New report explores how to preserve oral advocacy in a digital world

Model framework provided to assist courts in determining mode of hearing

New report explores how to preserve oral advocacy in a digital world
The Advocates’ Society, created in 1963, is a not-for-profit association with over 5,500 members.

The Advocates’ Society’s Modern Advocacy Task Force has released “The Right to be Heard: The Future of Advocacy in Canada,” its final report making recommendations to expand and build upon adaptations made by courts amid the COVID-19 pandemic.

The society established the task force in spring 2020 in the context of the public health crisis, which

required Canadian courts to swiftly adopt significant changes to their operations, the Society’s news release noted.

The report will benefit lawyers who want to help maintain and improve upon the justice system and judges who are seeking ways to protect the justice system while increasing its efficiency, said Guy Pratte, past president of The Advocates’ Society, in the news release.

“It contains important recommendations, and cautions, for politicians and those within government who are responsible for supporting the justice system,” he added.

The final report explains the history, role and scope of oral advocacy in Canada and beyond; analyzes the different perspectives about the right to be heard; and identifies four core principles on the role of oral advocacy: the open court principle, the imperative of access to justice, the integrity of the court process, and the principle of proportionality.

The report then summarizes the key principles, reviews the requirements of the justice system such as funding and resource allocation, offers recommendations about how to expand court-adopted technology and provides a model framework that may be adapted into court rules or practice directions to assist in determining the mode of hearing for different kinds of legal matters.

These recommendations aim to advance the work toward attaining a sustainable, accessible and open justice system that the public can trust, while still preserving the elements of advocacy which are necessary for meaningful and substantive access to justice.

The task force, in developing the report, engaged in extensive research and analysis, consultation with stakeholders across Canada such as judges and lawyers and carefully deliberated over the period of one year. It is composed of a nation-wide group of members of The Advocates’ Society’s board of directors and over ten members of the Standing Committee and of the Young Advocates’ Standing Committee experienced in diverse legal areas.

The Modern Advocacy Advisory Group, which supported the task force, comprised Beverley McLachlin, former chief justice of Canada; Ian Binnie, Thomas Cromwell, Marie Deschamps, Clément Gascon, John C. Major and Marshall Rothstein, former Supreme Court of Canada justices; Eleanore Cronk, Constance Hunt, John Hunter, John I. Laskin, Yves-Marie Morissette, Kathryn Neilson, Dennis O’Connor, Jamie Saunders, Robert Sharpe and Benjamin Zarnett, current and former senior provincial appellate court justices; and Sheila Block and Gérald Tremblay, eminent Canadian counsel.

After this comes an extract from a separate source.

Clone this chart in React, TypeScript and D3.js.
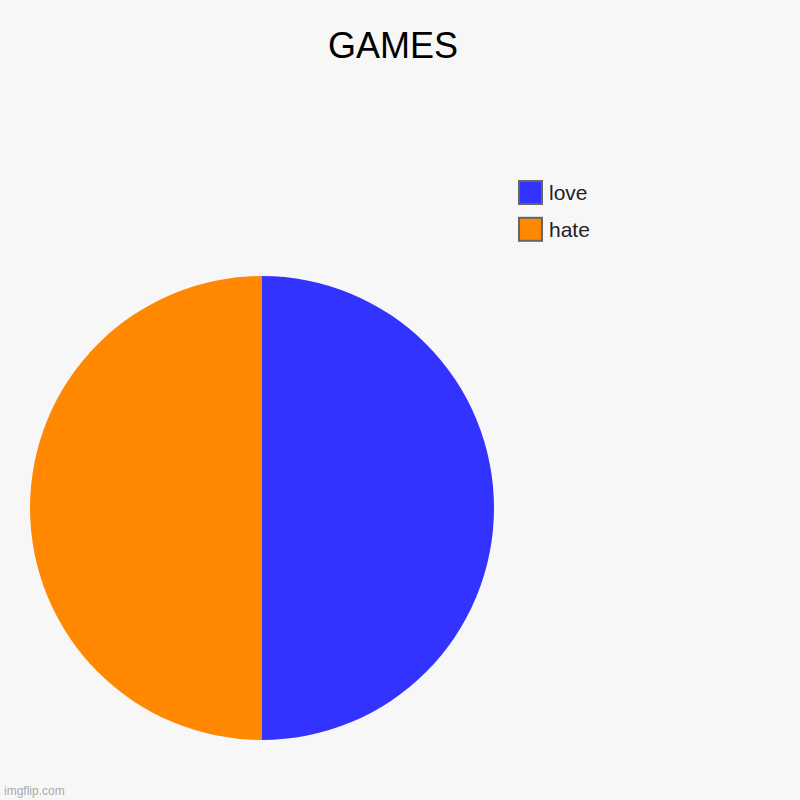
import * as d3 from 'd3';
import React, { useEffect, useRef } from 'react';

const categories = ['love', 'hate'];
const values = [1, 1];
const colors = ['#3333ff', '#ff8800'];

const WIDTH = 800;
const HEIGHT = 800;
const FONT = 'Arial, "Liberation Sans", sans-serif';

const App: React.FC = () => {
  const ref = useRef<SVGSVGElement>(null);

  useEffect(() => {
    const svg = d3.select(ref.current);
    svg.selectAll('*').remove();

    svg.append('rect').attr('width', WIDTH).attr('height', HEIGHT).attr('fill', '#f7f7f7');

    svg
      .append('text')
      .attr('x', 393)
      .attr('y', 58)
      .attr('text-anchor', 'middle')
      .style('font-family', FONT)
      .style('font-size', '36px')
      .attr('fill', '#000')
      .text('GAMES');

    const data = categories.map((c, i) => ({ name: c, value: values[i], color: colors[i] }));
    const pie = d3.pie<any>().sort(null).value(d => d.value);
    const arc = d3.arc<any>().innerRadius(0).outerRadius(232);

    svg
      .append('g')
      .attr('transform', 'translate(262,508)')
      .selectAll('path')
      .data(pie(data))
      .enter()
      .append('path')
      .attr('d', arc)
      .attr('fill', d => d.data.color);

    // legend rows: love at top, hate below
    const legendY = d3.scaleBand().domain(categories).range([181, 241]).paddingInner(0.37);
    const legend = svg
      .append('g')
      .selectAll('g')
      .data(data)
      .enter()
      .append('g')
      .attr('transform', d => `translate(519,${legendY(d.name)})`);

    legend
      .append('rect')
      .attr('width', 23)
      .attr('height', 23)
      .attr('fill', d => d.color)
      .attr('stroke', '#666')
      .attr('stroke-width', 2);

    legend
      .append('text')
      .attr('x', 30)
      .attr('y', 19)
      .style('font-family', FONT)
      .style('font-size', '21px')
      .attr('fill', '#222')
      .text(d => d.name);

    svg
      .append('text')
      .attr('x', 4)
      .attr('y', 795)
      .style('font-family', FONT)
      .style('font-size', '12px')
      .attr('fill', '#aaa')
      .text('imgflip.com');
  }, []);

  return (
    <svg
      ref={ref}
      width={WIDTH}
      height={HEIGHT}
      style={{ position: 'absolute', top: 0, left: 0, display: 'block' }}
    />
  );
};

export default App;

The report will offer “a timely examination of the fundamental role of court advocacy in securing justice and how it can be preserved in a digital world,” Beverley McLachlin said in a press release from The Advocates’ Society. “The communications revolution we are living through touches all facets of our lives, and the legal system is no exception.”

The report’s completion is “an important milestone in the much bigger project to modernize the justice system,” said Deborah Palter, current president of The Advocates’ Society, in the same release.

“The Advocates’ Society is committed to continuing to work on making justice accessible,” Palter added. “The Task Force’s calls to action provide an excellent foundation for that work.”